Aim of the task =>
Give the listing again exactly, omitting its images.

──────── Recorded data ────────

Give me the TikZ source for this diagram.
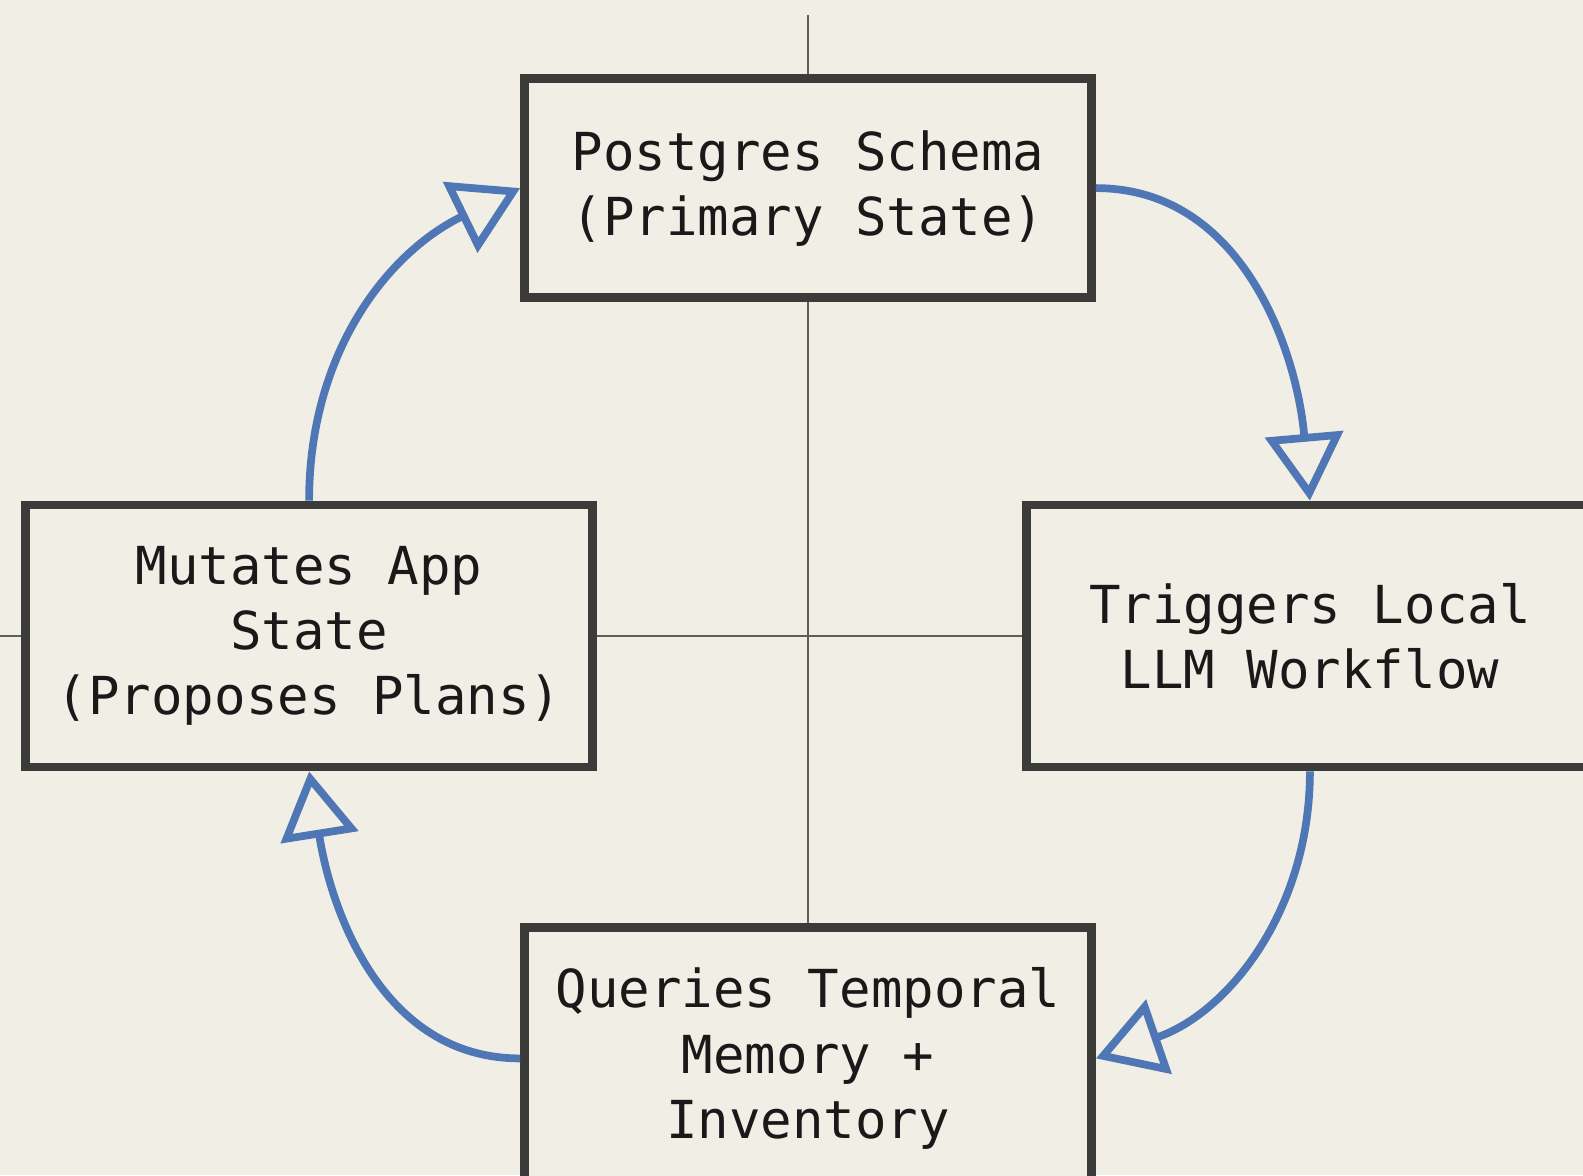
\documentclass[tikz,border=0pt]{standalone}
\usepackage{fontspec}
\usepackage{xcolor}
\usepackage{tikz}
\usetikzlibrary{positioning,arrows.meta}
\newfontfamily\boxfont{DejaVu Sans Mono}
\definecolor{paper}{HTML}{F1EEE5}
\definecolor{frame}{HTML}{3B3B39}
\definecolor{flowblue}{HTML}{4F77B5}
\definecolor{axisgray}{HTML}{5E5E5C}

\begin{document}
\begin{tikzpicture}[
    box/.style={draw=frame, line width=2.5pt, fill=paper, text=black!90, align=center,
      minimum width=5.67cm, minimum height=2.62cm, inner sep=0pt,
      font={\boxfont\fontsize{14.9}{18.5}\selectfont}},
    flow/.style={color=flowblue, line width=2.2pt, -{Triangle[open, length=19pt, width=22pt]}},
    axis/.style={draw=axisgray, line width=0.7pt}]
        \fill[paper] (0,0) rectangle (15.83,-11.75);
        \useasboundingbox (0,0) rectangle (15.83,-11.75);
        \coordinate (hub) at (8.08,-6.36);
        \coordinate (axtop) at (8.08,-0.15);
        \coordinate (axleft) at (0,-6.36);

        \node[box, minimum height=2.19cm] (schema) [above = 3.34cm of hub] {Postgres Schema\\(Primary State)};
        \node[box] (mutates) [left = 2.11cm of hub] {Mutates App\\State\\(Proposes Plans)};
        \node[box] (llm) [right = 2.14cm of hub] {Triggers Local\\LLM Workflow};
        \node[box] (queries) [below = 2.87cm of hub] {Queries Temporal\\Memory +\\Inventory};

        \draw[axis]
          (axtop) -- (schema.north)
          (schema.south) -- (queries.north)
          (axleft) -- (mutates.west)
          (mutates.east) -- (llm.west);

        \path[flow]
          (schema.east) edge[out=0, in=95] (llm.north)
          (llm.south) edge[out=-90, in=19] (queries.east)
          (queries.west) edge[out=180, in=-81] (mutates.south)
          (mutates.north) edge[out=90, in=206] (schema.west);
\end{tikzpicture}
\end{document}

────────

Task result =>
Give me the TikZ source for this diagram.
\documentclass[tikz,border=0pt]{standalone}
\usepackage{fontspec}
\usepackage{xcolor}
\usepackage{tikz}
\usetikzlibrary{positioning,arrows.meta}
\newfontfamily\boxfont{DejaVu Sans Mono}
\definecolor{paper}{HTML}{F1EEE5}
\definecolor{frame}{HTML}{3B3B39}
\definecolor{flowblue}{HTML}{4F77B5}
\definecolor{axisgray}{HTML}{5E5E5C}

\begin{document}
\begin{tikzpicture}[
    box/.style={draw=frame, line width=2.5pt, fill=paper, text=black!90, align=center,
      minimum width=5.67cm, minimum height=2.62cm, inner sep=0pt,
      font={\boxfont\fontsize{14.9}{18.5}\selectfont}},
    flow/.style={color=flowblue, line width=2.2pt, -{Triangle[open, length=19pt, width=22pt]}},
    axis/.style={draw=axisgray, line width=0.7pt}]
        \fill[paper] (0,0) rectangle (15.83,-11.75);
        \useasboundingbox (0,0) rectangle (15.83,-11.75);
        \coordinate (hub) at (8.08,-6.36);
        \coordinate (axtop) at (8.08,-0.15);
        \coordinate (axleft) at (0,-6.36);

        \node[box, minimum height=2.19cm] (schema) [above = 3.34cm of hub] {Postgres Schema\\(Primary State)};
        \node[box] (mutates) [left = 2.11cm of hub] {Mutates App\\State\\(Proposes Plans)};
        \node[box] (llm) [right = 2.14cm of hub] {Triggers Local\\LLM Workflow};
        \node[box] (queries) [below = 2.87cm of hub] {Queries Temporal\\Memory +\\Inventory};

        \draw[axis]
          (axtop) -- (schema.north)
          (schema.south) -- (queries.north)
          (axleft) -- (mutates.west)
          (mutates.east) -- (llm.west);

        \path[flow]
          (schema.east) edge[out=0, in=95] (llm.north)
          (llm.south) edge[out=-90, in=19] (queries.east)
          (queries.west) edge[out=180, in=-81] (mutates.south)
          (mutates.north) edge[out=90, in=206] (schema.west);
\end{tikzpicture}
\end{document}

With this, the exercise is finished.